I'll be clear: I love Mint. It'severything Intuit's software isn't -- easy, beautiful, intuitive, simple, friendly and informative. Intuit, on the other hand, is one of my least favorite companies in technology. They had great software during the early part of their growth, and then became complacent, wholly satisfied to sit on the status quo they had created. They stopped innovation, released shitty software and more or less brought the personal finance software market to a crawl. They became a marketing company more than a development house.

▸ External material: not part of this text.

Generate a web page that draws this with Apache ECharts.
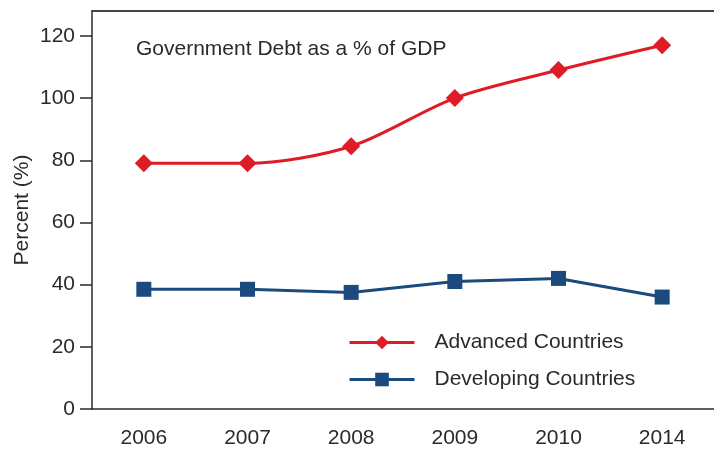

Until Mint, that is. Mint shook everything up by figuring out how to improve upon every single weakness Intuit let languish for years. They nailed a revenue model. They had perfect integration with almost any financial account you could think of. Their website was good, fast, secure and well-designed. Their software wasn't user-hostile, and they didn't slow down the enhancements because they reached something of a critical-mass sweetspot.

Now, sadly, all of that has become the property of the lousy company that stifled the market in the first place. As Jason Fried says, the next generation just bent over for a $170M payday. And to think of all the time, effort and trust Mint's customers invested in them, only to have it turned over to the crumpled old-guard they were trying to avoid in the first place.

Is $170M big? Yes. But nowhere near what it could have been if Mint allowed itself to push Intuit out of the driver's seat.

I'm apt to cancel my Mint account because of this news, as I have been consciously avoiding Intuit for years now. But, ironically, I guess money talks, sometimes louder than vision.

Don't get me wrong: Mint was a good pickup for Intuit, and I hope they don't destroy the technology or alienate all its users. But I would have loved to see Mint take Intuit out behind the woodshed and show them there's a better game in town. Whatever happened to that spirit?